A major industry survey, started by Pharmig at its 24th Annual Conference in Nottingham, followed by a questionnaire sent to Pharmig members, revealed 91 per cent of respondents source some or all of their prepared media plates from external suppliers. The survey was devised to investigate quality control activities around prepared culture media within the pharmaceutical and healthcare industry.
The high percentage of respondents outsourcing prepared media indicates that this practice is now, by far the preferred industry option. However, there are still organisations for whom in-house preparation is the choice.
For all organisations who use prepared media, ensuring that contamination and the resulting wastage is kept to a minimum is an ongoing concern. Assuming your media has been prepared according to benchmarked industry standards in a certified cleanroom environment, your primary consideration will be to ensure it is stored and handled correctly.
Some steps might seem obvious; reading product labels for instance. These steps are nevertheless vital. Always follow the instructions found on the label indicating shelf life and any specific storage conditions instructed. Note the expiry dates on the labels, and make use of the prepared media plates in the order of their batch numbers as part of your stock rotation.
We have compiled a list of five essential, basic check-points that will help ensure your prepared media remain pristine and ready for use.
The temperature storage conditions of prepared media and their components can vary greatly according to the different media types and their associated uses.
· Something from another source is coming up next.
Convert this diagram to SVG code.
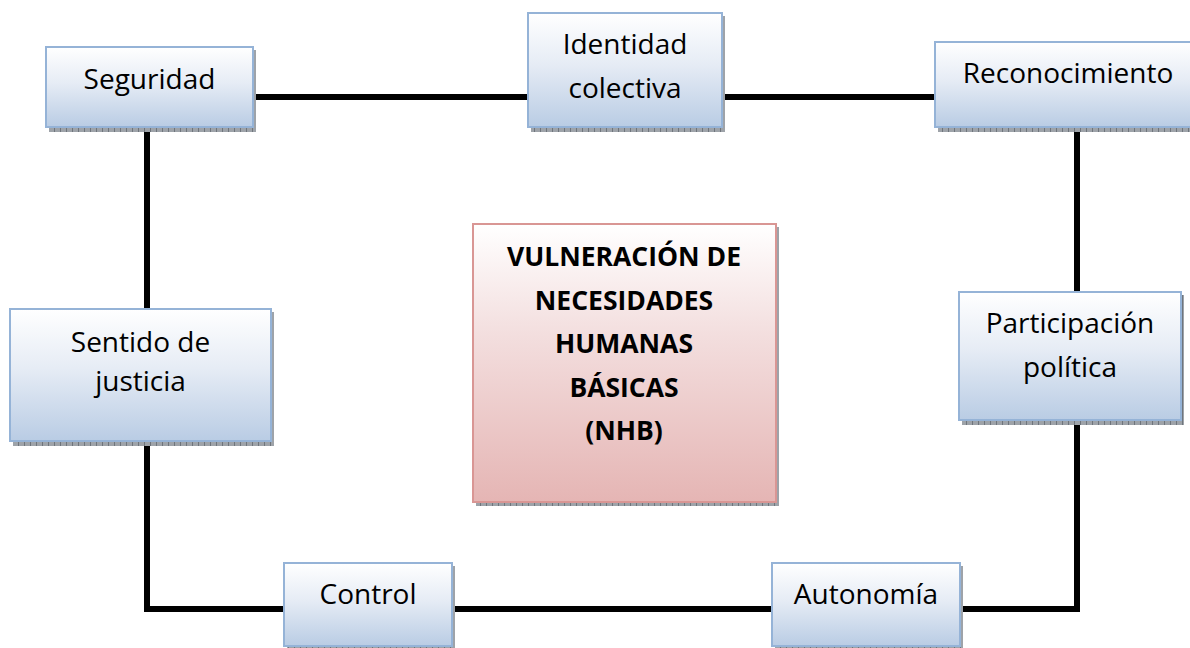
<svg xmlns="http://www.w3.org/2000/svg" width="1190" height="648" viewBox="0 0 1190 648">
<defs>
<linearGradient id="gBlue" x1="0" y1="0" x2="0" y2="1">
<stop offset="0" stop-color="#ffffff"/>
<stop offset="0.45" stop-color="#e6ecf5"/>
<stop offset="1" stop-color="#b9cce4"/>
</linearGradient>
<linearGradient id="gPink" x1="0" y1="0" x2="0" y2="1">
<stop offset="0" stop-color="#ffffff"/>
<stop offset="0.4" stop-color="#f3dede"/>
<stop offset="1" stop-color="#e5b5b4"/>
</linearGradient>
<pattern id="hatch" width="6" height="6" patternUnits="userSpaceOnUse">
<rect width="6" height="6" fill="#9ea3a9"/>
<rect x="0" y="0" width="1" height="6" fill="#6f757c"/>
</pattern>
</defs>
<style>
.box{fill:url(#gBlue);stroke:#95b3d7;stroke-width:2}
.pbox{fill:url(#gPink);stroke:#d99694;stroke-width:2}
.sh{fill:url(#hatch)}
.t{font-family:"Open Sans","Liberation Sans",sans-serif;font-size:28px;fill:#000;text-anchor:middle}
.tb{font-family:"Open Sans","Liberation Sans",sans-serif;font-size:26.5px;font-weight:bold;fill:#000;text-anchor:middle}
.ln{fill:none;stroke:#000;stroke-width:6;stroke-linejoin:miter}
</style>
<g id="connectors">
<line class="ln" x1="253" y1="97" x2="528" y2="97"/>
<line class="ln" x1="722" y1="97" x2="935" y2="97"/>
<line class="ln" x1="147" y1="127" x2="147" y2="309"/>
<line class="ln" x1="1077" y1="127" x2="1077" y2="292"/>
<polyline class="ln" points="147,441 147,609 284,609"/>
<line class="ln" x1="452" y1="609" x2="772" y2="609"/>
<polyline class="ln" points="960,609 1077,609 1077,420"/>
</g>
<g id="seguridad">
<rect class="sh" x="49" y="50" width="207" height="82"/>
<rect class="box" x="46" y="47" width="207" height="80"/>
<text class="t" x="149.5" y="89">Seguridad</text>
</g>
<g id="identidad">
<rect class="sh" x="531" y="16" width="194" height="116"/>
<rect class="box" x="528" y="13" width="194" height="114"/>
<text class="t" x="625" y="54">Identidad</text>
<text class="t" x="625" y="98">colectiva</text>
</g>
<g id="reconocimiento">
<rect class="sh" x="938" y="45" width="265" height="87"/>
<rect class="box" x="935" y="42" width="265" height="85"/>
<text class="t" x="1068" y="83">Reconocimiento</text>
</g>
<g id="sentido">
<rect class="sh" x="13" y="312" width="261" height="134"/>
<rect class="box" x="10" y="309" width="261" height="132"/>
<text class="t" x="140.5" y="352">Sentido de</text>
<text class="t" x="140.5" y="391">justicia</text>
</g>
<g id="participacion">
<rect class="sh" x="962" y="295" width="222" height="130"/>
<rect class="box" x="959" y="292" width="222" height="128"/>
<text class="t" x="1070" y="333">Participación</text>
<text class="t" x="1070" y="377">política</text>
</g>
<g id="control">
<rect class="sh" x="287" y="566" width="168" height="85"/>
<rect class="box" x="284" y="563" width="168" height="83"/>
<text class="t" x="368" y="604">Control</text>
</g>
<g id="autonomia">
<rect class="sh" x="775" y="566" width="188" height="85"/>
<rect class="box" x="772" y="563" width="188" height="83"/>
<text class="t" x="866" y="604">Autonomía</text>
</g>
<g id="nhb">
<rect class="sh" x="476" y="227" width="303" height="279"/>
<rect class="pbox" x="473" y="224" width="303" height="278"/>
<text class="tb" x="624" y="266">VULNERACIÓN DE</text>
<text class="tb" x="624" y="310">NECESIDADES</text>
<text class="tb" x="624" y="353">HUMANAS</text>
<text class="tb" x="624" y="397">BÁSICAS</text>
<text class="tb" x="624" y="440">(NHB)</text>
</g>
</svg>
Temperature control is crucial to maintaining the integrity of the prepared media plates and ensuring they don’t become contaminated. Poor temperature control can lead to a chain reaction of disastrous events. For instance, refrigeration can cause excessive condensation, whilst overheating can cause precipitation, pH drift, darkening, weakened gel strength and reduced performance.
Under ideal conditions, prepared media plates should be stored in a dark space. This ensures the media remains safe and uncorrupted. Some media are very light sensitive, requiring photographic dark room conditions. Others are less so, but all are light sensitive to some degree. If you don’t have access to a dark place, then ensure the media is, at the very least, out of direct sunlight at all times.
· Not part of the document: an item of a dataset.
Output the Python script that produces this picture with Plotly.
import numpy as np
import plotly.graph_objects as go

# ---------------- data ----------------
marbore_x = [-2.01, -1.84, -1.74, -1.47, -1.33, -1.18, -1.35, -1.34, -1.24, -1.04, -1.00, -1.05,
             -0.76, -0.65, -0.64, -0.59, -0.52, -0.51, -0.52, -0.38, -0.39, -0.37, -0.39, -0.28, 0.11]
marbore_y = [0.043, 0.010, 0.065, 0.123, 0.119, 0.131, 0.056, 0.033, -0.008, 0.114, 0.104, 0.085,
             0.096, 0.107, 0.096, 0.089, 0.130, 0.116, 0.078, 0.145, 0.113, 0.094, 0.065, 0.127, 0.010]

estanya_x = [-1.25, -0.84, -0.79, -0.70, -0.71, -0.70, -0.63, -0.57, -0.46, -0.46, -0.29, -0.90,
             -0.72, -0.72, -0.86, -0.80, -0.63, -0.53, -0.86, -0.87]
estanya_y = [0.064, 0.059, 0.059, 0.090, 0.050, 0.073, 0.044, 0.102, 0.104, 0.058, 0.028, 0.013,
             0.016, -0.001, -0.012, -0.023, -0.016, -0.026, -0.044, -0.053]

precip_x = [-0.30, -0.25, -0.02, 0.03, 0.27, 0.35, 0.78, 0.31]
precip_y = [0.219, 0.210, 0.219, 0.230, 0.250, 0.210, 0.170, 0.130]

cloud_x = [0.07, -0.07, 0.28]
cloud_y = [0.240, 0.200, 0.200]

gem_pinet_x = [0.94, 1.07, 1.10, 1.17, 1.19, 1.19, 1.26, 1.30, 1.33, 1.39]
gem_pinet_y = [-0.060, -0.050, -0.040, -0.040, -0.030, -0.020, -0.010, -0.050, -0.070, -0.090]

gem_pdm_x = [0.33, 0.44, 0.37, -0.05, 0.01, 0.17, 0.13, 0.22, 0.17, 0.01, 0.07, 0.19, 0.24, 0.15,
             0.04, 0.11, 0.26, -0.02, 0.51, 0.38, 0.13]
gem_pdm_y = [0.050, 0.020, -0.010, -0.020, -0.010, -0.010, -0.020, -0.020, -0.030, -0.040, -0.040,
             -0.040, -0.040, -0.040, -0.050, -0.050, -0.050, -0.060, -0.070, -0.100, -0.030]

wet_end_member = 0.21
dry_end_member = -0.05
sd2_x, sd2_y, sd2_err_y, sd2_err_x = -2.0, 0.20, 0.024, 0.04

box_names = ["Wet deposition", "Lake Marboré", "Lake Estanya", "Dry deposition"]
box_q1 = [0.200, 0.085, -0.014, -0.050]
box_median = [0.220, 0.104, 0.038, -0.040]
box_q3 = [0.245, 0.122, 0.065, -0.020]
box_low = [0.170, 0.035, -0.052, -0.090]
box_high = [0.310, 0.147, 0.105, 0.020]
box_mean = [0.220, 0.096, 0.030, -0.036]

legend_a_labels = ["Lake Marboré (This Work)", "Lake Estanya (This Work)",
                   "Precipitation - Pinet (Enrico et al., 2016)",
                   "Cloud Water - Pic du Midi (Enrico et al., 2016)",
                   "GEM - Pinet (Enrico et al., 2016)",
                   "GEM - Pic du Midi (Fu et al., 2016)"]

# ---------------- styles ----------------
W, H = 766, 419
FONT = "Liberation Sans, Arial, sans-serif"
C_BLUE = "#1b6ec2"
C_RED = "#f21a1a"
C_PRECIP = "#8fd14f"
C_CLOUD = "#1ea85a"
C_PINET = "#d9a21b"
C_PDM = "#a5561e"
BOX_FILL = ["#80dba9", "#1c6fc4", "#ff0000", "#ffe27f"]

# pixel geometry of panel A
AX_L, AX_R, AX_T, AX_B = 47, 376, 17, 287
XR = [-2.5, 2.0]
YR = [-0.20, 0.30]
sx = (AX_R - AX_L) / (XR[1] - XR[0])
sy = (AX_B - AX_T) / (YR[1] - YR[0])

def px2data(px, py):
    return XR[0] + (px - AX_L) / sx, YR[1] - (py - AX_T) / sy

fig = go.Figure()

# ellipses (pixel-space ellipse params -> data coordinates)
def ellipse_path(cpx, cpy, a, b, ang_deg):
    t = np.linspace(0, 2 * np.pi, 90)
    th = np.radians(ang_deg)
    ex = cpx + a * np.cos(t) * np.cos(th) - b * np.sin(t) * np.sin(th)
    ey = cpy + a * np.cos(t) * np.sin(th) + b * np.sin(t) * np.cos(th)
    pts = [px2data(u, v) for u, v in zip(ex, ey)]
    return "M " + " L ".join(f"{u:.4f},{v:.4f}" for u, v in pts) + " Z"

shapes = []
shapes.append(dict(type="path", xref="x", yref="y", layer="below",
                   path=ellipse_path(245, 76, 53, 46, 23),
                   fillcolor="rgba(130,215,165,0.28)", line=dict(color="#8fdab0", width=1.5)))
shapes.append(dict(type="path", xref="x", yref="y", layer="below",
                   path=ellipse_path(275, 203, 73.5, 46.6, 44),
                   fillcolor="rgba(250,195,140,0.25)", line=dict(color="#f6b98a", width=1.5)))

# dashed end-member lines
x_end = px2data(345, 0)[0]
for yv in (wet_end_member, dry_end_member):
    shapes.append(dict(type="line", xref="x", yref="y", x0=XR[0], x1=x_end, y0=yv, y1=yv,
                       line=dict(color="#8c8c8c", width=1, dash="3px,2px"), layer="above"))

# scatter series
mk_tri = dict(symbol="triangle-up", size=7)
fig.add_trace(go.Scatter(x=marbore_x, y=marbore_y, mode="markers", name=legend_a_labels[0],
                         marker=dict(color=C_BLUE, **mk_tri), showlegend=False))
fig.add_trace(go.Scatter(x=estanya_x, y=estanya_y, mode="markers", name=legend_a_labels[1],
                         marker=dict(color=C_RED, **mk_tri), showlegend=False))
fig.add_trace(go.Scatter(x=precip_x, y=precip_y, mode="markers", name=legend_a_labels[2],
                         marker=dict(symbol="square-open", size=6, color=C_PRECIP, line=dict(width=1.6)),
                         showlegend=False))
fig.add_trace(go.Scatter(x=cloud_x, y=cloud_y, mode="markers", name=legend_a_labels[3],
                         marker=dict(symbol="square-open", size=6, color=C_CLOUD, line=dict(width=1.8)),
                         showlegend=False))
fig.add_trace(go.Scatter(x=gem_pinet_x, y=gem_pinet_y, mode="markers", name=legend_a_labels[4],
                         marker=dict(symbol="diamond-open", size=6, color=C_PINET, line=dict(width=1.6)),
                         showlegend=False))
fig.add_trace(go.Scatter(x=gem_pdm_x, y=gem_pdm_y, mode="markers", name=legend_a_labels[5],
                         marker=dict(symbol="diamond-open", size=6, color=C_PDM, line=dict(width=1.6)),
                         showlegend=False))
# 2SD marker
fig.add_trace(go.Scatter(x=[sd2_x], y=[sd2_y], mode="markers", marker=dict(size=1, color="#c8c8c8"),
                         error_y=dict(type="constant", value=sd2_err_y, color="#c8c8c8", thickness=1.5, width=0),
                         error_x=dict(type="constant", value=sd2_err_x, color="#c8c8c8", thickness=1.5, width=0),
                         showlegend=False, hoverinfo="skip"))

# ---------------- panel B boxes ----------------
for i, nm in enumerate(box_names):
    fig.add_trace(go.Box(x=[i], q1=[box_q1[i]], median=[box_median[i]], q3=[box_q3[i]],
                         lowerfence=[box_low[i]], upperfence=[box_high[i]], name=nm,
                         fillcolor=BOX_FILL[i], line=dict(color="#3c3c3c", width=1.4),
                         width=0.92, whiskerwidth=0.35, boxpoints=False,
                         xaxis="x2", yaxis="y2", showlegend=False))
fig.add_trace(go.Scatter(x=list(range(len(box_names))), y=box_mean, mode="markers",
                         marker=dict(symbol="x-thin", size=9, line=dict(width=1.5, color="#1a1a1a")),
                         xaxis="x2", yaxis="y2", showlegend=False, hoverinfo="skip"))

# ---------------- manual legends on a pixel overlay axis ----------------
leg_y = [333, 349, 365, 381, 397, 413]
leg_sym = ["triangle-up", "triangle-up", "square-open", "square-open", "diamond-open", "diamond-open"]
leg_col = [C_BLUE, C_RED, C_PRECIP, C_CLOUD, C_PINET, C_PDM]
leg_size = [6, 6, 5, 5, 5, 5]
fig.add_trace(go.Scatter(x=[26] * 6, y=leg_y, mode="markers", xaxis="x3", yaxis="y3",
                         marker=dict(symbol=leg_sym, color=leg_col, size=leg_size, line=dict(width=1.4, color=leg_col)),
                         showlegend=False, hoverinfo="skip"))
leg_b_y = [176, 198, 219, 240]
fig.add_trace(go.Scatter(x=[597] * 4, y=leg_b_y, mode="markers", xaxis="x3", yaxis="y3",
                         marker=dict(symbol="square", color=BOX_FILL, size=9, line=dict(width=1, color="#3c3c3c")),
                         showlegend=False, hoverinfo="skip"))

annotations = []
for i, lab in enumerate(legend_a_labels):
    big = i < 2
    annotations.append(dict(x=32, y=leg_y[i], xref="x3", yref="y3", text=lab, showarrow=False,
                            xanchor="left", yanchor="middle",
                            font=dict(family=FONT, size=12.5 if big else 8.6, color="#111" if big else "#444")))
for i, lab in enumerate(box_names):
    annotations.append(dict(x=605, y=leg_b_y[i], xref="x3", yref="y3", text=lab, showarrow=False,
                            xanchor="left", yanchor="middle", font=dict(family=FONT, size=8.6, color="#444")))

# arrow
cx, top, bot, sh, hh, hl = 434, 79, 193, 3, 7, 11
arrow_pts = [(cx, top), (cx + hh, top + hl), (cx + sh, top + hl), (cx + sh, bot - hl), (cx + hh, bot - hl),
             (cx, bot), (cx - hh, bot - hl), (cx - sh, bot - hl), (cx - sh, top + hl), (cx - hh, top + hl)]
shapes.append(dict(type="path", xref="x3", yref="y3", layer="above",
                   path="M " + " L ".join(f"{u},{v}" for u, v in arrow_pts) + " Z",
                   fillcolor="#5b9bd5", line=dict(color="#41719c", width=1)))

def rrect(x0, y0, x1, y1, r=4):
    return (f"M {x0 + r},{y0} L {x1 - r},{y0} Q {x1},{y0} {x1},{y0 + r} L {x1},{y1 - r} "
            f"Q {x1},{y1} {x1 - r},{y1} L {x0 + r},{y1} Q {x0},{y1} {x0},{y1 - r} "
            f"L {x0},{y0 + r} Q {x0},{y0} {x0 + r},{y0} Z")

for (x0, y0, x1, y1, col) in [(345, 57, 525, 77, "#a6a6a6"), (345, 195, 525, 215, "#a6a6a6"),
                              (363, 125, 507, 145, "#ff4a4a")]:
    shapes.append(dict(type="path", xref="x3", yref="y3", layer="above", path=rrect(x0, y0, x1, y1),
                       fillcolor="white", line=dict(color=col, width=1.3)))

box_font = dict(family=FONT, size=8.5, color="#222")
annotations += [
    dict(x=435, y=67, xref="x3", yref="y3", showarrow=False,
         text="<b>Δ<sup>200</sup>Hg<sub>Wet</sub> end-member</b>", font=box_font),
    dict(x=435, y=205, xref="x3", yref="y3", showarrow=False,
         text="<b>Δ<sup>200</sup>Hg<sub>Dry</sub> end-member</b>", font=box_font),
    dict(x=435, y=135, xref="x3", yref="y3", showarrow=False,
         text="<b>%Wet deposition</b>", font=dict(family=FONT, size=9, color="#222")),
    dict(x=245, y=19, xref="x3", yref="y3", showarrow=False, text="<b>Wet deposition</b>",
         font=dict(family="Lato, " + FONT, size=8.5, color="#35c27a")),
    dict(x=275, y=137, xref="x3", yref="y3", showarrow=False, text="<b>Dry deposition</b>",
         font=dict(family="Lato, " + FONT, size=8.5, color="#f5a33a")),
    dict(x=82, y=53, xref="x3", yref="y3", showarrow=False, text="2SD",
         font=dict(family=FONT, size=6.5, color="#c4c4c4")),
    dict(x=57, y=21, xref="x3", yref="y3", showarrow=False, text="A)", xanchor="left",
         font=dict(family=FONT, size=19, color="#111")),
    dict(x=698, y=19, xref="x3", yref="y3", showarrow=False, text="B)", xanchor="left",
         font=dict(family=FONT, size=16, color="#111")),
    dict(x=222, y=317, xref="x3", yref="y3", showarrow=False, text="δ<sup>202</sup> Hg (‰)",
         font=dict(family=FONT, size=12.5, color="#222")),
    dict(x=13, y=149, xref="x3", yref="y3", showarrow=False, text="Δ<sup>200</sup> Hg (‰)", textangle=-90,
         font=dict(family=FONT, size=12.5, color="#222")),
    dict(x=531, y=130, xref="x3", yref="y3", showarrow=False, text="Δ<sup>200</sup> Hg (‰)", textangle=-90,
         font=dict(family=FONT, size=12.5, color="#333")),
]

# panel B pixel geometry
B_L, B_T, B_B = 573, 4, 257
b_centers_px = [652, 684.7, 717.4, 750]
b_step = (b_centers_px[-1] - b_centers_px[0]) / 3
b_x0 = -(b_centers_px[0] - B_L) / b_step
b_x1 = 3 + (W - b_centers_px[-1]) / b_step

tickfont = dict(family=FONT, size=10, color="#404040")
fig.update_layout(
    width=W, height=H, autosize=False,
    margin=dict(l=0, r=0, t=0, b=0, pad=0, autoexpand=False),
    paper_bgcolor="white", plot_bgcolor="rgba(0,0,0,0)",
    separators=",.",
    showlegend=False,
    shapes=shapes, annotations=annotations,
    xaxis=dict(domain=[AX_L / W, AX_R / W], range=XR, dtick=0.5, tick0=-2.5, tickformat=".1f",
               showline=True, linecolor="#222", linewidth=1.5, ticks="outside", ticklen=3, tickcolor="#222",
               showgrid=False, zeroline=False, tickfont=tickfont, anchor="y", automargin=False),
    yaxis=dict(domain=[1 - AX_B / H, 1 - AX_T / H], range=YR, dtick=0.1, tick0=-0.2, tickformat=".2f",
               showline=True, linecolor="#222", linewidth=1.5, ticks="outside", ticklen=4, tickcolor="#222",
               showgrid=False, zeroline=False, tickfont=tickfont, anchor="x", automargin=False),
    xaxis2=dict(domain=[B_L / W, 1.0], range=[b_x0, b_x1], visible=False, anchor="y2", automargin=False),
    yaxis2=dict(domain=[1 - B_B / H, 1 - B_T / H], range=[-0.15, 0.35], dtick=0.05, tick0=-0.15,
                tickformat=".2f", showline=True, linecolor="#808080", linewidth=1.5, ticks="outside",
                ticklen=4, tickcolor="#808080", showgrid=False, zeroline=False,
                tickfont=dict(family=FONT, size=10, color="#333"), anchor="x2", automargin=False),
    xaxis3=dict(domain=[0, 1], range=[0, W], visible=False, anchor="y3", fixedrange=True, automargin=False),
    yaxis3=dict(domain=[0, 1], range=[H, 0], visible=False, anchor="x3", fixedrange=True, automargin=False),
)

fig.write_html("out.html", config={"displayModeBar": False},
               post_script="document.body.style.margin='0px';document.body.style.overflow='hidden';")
If your prepared media plates are not stored in a cleanroom environment, it is best to leave them in the unopened box before transferring into the cleanroom. This will ensure the surface of the packaging does not become excessively soiled, making the transfer process into the cleanroom a less hazardous task. If this cannot be achieved, please ensure the store room is physically clean to prevent excessive contamination of the packaging surface.
Packaging plays a significant role in the safety of your prepared media plates. The right kind of packaging acts as a barrier to the possible exposure of the media to causes of contamination and degradation. Poor quality or poorly wrapped packaging can lead to moisture forming on the media through condensation, or allow contaminants to enter.
The packaging should be able to ensure complete sterility. When working with a supplier you should request packaging solutions that suit your unique needs. Often suppliers will create a bespoke packaging solution that is most suitable for the intended application of the prepared media plates. And there are quick solutions available too, such as requesting double or triple wrapped gamma irradiated packaging. This allows the prepared media plates to be unwrapped very specifically, as they move through various cleanroom grades.
Within their sterile storage environment, petri dishes must also be stored in the correct position to prevent damage, condensation or other spoiling from occurring.
Petri dishes should never be placed on their side, for example, as any developing condensation could leak into the lid. Storing petri dishes lid down is the best way to ensure the media inside remains pristine and safe from light exposure. Contact plates however, should not be stored in this way as this positioning could result in the agar falling out of the dish.
Basic precautions may be all you need
Once suitable sterility levels are assured, it’s better to have a consistently reliable, if basic, storage and handling protocol in place instead of an over-complicated strategy that is tricky to maintain.
These five elementary steps are the key to best practice when it comes to storing and handling prepared media successfully. Whether you prepare your media yourself, or are one of the growing number of organisations relying on external supplies, how you store and handle your media once it reaches you is critical to avoiding wastage costs or the potentially far more serious consequences of contamination.
For your prepared media plates, in contact plate or petri dish form, to be considered viable, they must be free from excess moisture, have no trace of microbial growth, be easily identifiable with storage and handling history clearly defined.
Your supplier must be able to confirm that the plates you are receiving are suitable for microorganism growth appropriate to the intended environment, and they must ensure the intended media can be collected without the risk of contamination.